Given exercise.
Go through each line of the records below and count those with the word "script"; give only the total.

Data for processing.
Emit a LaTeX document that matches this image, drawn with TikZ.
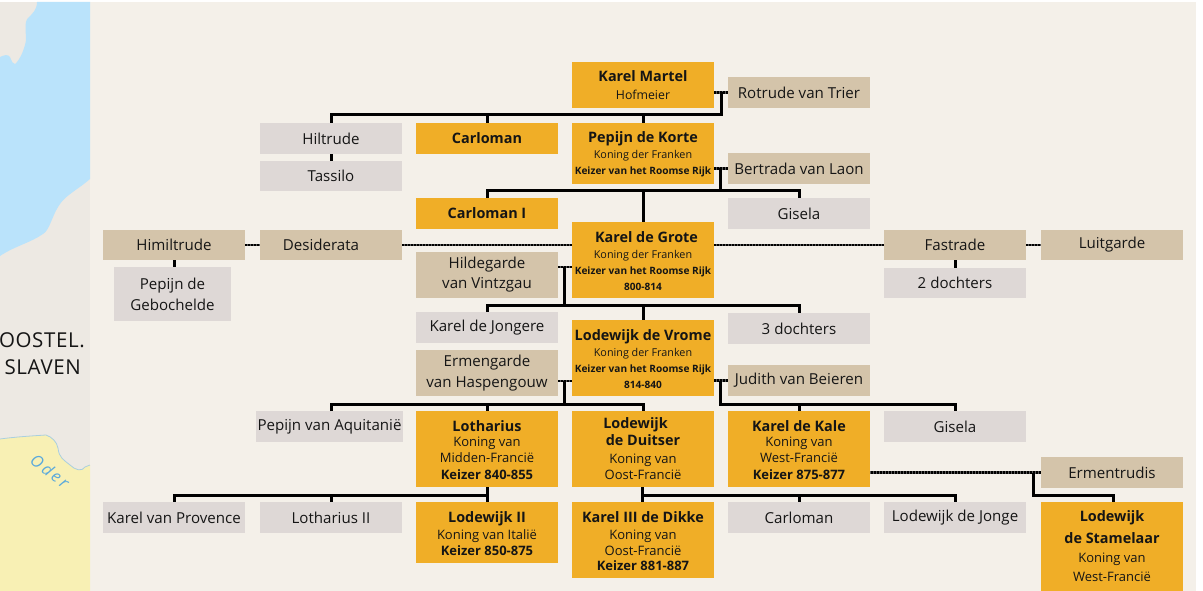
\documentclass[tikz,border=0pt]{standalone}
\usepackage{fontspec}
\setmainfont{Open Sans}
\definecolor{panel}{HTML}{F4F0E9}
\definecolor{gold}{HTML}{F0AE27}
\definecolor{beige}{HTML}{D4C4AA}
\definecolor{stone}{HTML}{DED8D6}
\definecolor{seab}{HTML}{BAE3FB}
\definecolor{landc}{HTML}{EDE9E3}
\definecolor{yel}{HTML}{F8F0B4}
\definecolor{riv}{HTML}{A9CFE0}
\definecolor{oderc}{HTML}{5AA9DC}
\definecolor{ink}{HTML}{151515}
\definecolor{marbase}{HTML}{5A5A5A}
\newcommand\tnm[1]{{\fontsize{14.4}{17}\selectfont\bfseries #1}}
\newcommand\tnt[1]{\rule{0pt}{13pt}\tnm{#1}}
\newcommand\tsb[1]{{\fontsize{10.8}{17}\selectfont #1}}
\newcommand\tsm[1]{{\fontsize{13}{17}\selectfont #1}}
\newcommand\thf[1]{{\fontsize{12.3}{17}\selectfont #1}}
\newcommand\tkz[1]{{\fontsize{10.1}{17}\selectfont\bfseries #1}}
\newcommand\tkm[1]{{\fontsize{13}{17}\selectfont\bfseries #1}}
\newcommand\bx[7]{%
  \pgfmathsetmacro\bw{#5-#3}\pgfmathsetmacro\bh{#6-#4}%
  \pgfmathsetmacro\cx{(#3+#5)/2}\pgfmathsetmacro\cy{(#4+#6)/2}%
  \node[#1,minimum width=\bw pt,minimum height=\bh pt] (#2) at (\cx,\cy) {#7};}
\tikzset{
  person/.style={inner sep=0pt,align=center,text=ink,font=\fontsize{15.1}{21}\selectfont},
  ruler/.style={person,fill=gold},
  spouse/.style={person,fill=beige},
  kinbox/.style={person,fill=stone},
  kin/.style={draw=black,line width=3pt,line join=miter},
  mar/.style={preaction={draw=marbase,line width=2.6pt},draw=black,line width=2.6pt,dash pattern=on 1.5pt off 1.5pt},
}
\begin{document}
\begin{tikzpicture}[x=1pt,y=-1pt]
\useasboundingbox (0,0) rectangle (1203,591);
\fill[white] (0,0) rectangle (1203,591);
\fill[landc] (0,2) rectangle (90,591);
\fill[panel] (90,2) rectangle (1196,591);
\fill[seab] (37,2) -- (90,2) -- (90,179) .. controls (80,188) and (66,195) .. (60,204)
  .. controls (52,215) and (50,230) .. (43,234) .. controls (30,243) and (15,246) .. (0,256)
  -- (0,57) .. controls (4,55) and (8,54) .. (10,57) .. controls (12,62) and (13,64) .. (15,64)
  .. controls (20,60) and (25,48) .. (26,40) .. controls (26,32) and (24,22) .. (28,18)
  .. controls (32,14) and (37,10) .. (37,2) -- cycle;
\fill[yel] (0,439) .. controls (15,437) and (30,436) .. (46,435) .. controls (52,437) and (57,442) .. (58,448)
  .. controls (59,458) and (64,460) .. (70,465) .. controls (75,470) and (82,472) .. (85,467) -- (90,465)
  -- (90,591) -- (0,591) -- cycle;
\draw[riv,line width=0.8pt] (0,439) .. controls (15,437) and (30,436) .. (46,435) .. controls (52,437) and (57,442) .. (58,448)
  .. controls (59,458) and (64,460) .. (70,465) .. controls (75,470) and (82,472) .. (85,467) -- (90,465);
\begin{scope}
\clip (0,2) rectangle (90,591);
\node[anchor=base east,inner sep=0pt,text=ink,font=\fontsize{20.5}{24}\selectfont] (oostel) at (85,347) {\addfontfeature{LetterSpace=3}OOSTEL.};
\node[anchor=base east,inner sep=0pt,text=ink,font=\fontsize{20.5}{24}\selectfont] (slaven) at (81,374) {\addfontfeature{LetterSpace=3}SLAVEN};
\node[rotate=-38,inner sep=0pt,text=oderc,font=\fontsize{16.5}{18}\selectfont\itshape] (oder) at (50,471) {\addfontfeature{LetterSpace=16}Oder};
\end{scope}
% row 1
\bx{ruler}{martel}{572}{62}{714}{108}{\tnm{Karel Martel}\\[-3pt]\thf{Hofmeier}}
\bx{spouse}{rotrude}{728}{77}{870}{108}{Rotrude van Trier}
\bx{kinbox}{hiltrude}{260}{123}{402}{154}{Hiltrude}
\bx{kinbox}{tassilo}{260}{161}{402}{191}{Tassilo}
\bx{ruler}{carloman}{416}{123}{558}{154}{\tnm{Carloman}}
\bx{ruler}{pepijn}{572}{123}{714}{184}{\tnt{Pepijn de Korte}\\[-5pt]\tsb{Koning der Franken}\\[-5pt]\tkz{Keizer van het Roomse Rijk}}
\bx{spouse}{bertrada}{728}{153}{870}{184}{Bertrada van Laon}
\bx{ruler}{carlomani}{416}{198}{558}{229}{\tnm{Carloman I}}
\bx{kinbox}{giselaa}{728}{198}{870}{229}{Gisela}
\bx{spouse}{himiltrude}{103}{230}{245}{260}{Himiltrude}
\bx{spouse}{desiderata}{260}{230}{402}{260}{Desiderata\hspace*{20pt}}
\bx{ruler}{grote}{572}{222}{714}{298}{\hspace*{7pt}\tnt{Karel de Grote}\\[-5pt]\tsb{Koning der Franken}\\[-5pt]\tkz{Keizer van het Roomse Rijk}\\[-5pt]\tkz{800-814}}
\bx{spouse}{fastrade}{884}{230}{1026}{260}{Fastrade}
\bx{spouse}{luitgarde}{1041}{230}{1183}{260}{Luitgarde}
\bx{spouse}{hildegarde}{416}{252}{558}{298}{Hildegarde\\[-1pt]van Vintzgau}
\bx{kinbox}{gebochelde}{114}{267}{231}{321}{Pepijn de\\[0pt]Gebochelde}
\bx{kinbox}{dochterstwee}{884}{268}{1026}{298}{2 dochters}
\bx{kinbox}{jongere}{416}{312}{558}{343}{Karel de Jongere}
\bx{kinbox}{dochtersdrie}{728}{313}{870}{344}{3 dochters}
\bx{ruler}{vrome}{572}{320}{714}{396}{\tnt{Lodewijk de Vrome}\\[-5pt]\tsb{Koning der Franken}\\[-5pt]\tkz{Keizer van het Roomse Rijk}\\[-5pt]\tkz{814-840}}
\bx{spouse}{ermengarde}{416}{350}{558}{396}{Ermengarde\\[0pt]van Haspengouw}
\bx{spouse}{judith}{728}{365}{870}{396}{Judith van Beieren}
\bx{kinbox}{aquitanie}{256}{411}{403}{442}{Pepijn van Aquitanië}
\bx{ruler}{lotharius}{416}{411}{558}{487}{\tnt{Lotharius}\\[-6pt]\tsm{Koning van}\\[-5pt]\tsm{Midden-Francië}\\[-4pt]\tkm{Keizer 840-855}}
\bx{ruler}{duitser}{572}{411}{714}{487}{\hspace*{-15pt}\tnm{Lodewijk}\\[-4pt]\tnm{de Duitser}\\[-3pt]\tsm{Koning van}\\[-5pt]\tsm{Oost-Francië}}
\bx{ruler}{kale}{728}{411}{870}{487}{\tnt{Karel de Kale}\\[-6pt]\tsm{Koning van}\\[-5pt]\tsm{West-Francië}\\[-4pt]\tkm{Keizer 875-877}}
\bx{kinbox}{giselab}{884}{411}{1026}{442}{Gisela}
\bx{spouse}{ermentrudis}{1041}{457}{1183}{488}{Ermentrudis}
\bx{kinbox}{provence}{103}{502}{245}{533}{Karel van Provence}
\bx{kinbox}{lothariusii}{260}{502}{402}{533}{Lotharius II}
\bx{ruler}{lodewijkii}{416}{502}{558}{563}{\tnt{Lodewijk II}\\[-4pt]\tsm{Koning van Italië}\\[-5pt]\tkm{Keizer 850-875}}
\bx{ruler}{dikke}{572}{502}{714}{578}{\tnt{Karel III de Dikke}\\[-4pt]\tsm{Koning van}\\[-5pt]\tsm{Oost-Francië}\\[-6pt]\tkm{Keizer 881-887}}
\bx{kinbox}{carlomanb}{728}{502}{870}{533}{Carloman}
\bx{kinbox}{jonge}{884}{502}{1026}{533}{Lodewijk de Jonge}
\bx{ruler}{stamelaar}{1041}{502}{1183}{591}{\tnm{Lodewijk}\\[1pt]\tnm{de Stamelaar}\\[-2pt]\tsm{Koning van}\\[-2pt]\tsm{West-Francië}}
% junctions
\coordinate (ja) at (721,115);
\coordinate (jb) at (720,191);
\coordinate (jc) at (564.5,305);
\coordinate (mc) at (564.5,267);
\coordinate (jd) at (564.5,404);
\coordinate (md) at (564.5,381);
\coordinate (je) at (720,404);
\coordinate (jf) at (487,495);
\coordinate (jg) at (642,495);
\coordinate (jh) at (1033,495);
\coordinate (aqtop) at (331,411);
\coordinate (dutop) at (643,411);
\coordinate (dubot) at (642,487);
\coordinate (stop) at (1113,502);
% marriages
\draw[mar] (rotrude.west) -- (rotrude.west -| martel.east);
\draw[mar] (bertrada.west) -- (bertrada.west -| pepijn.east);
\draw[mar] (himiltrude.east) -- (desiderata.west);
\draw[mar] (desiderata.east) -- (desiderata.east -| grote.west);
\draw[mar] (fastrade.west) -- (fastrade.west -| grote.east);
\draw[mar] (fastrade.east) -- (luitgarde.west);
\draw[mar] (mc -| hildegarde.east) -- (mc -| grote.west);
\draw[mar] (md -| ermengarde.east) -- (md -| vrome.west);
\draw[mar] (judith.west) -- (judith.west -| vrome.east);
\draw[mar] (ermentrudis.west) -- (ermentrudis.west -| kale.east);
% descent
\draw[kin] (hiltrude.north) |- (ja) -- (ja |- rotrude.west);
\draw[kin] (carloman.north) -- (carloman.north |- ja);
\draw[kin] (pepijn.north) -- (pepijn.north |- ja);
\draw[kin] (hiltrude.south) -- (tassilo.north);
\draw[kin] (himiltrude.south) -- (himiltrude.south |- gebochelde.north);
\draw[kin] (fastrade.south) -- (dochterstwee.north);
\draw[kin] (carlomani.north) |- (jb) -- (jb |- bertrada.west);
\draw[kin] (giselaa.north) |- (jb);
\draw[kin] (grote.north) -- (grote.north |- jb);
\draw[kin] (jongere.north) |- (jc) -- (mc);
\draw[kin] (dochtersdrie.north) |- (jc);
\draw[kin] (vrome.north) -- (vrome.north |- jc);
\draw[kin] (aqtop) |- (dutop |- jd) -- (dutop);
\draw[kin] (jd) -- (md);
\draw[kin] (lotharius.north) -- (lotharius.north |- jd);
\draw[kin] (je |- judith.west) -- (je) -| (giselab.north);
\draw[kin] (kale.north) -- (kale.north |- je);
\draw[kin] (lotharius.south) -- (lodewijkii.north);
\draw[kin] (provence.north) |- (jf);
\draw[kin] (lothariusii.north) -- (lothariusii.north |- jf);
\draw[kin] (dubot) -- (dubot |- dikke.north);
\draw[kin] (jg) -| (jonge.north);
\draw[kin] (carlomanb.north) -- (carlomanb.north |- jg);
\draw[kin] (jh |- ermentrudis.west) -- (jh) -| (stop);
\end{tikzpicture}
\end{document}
==
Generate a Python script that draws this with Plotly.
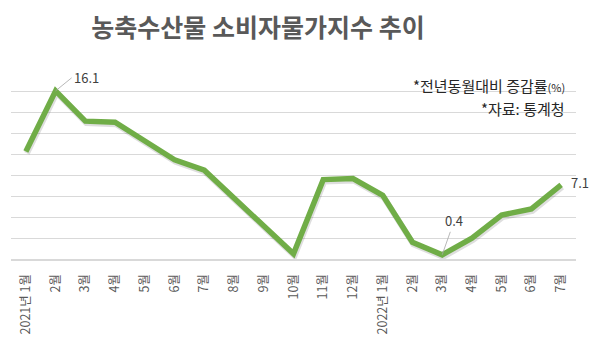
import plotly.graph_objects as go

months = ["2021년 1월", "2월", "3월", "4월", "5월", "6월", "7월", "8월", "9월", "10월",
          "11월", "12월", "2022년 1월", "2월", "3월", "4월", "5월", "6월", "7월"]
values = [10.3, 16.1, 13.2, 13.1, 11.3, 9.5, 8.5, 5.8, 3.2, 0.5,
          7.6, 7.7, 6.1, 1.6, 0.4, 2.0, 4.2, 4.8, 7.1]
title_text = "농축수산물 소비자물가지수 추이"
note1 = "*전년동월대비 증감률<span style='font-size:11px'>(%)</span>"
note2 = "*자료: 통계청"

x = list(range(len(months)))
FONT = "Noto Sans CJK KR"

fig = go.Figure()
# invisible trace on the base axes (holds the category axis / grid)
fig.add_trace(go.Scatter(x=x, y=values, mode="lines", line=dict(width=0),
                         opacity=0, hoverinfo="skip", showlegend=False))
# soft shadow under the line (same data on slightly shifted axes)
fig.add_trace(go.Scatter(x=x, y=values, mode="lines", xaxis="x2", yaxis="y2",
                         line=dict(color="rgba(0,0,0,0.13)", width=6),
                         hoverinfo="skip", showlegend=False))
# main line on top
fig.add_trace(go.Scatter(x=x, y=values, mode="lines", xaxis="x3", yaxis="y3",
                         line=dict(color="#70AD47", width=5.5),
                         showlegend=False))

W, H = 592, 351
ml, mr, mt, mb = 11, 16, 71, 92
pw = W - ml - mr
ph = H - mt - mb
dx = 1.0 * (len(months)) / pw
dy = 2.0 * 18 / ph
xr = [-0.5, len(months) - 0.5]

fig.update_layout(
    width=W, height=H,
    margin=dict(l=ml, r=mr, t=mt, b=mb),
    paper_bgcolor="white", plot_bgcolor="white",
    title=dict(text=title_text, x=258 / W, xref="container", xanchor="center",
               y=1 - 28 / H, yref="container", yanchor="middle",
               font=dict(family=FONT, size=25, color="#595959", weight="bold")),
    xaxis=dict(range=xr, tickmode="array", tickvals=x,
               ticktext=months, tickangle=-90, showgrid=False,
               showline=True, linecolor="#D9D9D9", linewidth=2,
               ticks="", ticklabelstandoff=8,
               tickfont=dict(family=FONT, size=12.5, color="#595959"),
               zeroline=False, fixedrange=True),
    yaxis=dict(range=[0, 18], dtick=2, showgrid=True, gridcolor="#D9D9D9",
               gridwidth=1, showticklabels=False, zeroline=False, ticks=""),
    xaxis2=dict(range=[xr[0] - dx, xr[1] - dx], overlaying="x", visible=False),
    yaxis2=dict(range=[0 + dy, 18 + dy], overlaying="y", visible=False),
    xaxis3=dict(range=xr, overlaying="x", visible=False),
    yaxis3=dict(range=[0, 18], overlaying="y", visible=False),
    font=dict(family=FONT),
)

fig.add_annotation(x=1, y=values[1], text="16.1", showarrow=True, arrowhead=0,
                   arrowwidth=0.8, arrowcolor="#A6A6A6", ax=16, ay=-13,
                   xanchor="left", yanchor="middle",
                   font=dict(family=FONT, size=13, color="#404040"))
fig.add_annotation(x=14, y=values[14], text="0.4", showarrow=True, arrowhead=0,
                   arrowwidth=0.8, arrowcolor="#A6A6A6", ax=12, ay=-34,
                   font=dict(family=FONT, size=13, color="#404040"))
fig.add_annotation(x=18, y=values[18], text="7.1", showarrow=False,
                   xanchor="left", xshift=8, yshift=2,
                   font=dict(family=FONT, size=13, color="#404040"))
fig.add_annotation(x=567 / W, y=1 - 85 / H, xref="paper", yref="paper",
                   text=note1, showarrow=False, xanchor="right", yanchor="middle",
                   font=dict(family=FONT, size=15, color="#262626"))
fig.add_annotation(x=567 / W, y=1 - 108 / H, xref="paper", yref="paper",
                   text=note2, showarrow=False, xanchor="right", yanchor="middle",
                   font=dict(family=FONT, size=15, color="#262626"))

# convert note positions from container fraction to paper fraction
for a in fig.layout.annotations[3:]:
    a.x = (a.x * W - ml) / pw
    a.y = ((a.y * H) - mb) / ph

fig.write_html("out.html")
...
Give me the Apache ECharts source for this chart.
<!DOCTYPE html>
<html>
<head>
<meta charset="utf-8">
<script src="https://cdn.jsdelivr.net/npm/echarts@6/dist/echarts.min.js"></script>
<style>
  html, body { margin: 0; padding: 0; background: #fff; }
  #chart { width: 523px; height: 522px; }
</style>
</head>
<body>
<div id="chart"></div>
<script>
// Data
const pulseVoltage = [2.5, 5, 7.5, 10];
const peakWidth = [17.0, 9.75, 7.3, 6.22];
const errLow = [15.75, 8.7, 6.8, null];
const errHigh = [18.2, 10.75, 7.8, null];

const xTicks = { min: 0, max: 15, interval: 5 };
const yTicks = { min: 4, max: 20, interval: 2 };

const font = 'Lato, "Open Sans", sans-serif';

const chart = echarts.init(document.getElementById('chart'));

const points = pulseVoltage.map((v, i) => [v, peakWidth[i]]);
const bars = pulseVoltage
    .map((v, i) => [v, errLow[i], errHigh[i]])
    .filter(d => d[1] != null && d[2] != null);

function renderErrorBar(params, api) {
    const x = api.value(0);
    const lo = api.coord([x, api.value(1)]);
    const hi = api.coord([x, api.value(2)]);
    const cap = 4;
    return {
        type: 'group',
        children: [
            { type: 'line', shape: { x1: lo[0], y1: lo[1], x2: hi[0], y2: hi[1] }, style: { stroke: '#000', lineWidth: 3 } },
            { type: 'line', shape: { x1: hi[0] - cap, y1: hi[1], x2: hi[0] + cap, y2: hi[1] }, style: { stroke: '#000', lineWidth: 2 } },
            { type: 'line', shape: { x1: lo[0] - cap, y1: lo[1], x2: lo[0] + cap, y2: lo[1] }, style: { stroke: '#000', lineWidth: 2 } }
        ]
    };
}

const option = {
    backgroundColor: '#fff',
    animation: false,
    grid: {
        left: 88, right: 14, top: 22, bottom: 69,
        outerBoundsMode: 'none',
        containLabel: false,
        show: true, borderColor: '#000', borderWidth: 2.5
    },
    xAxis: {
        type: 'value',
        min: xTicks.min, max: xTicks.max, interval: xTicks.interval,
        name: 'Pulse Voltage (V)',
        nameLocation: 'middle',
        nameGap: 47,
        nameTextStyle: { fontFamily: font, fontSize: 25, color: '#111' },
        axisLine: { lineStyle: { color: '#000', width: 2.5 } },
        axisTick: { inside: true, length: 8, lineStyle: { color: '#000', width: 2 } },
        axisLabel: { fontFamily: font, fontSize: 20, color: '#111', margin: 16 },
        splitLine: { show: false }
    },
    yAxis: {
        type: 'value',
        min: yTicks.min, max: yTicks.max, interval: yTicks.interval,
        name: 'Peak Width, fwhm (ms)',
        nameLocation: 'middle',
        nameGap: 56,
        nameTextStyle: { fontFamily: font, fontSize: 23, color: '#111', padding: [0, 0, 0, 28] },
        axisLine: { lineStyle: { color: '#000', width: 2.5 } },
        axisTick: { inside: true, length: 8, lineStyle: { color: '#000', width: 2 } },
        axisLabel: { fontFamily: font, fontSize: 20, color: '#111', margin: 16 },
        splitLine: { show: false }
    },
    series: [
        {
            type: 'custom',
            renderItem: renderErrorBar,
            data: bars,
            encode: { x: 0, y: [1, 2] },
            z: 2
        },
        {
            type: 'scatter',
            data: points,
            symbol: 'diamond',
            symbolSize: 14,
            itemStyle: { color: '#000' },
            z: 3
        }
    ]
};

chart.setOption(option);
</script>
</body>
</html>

Solution to the exercise.
4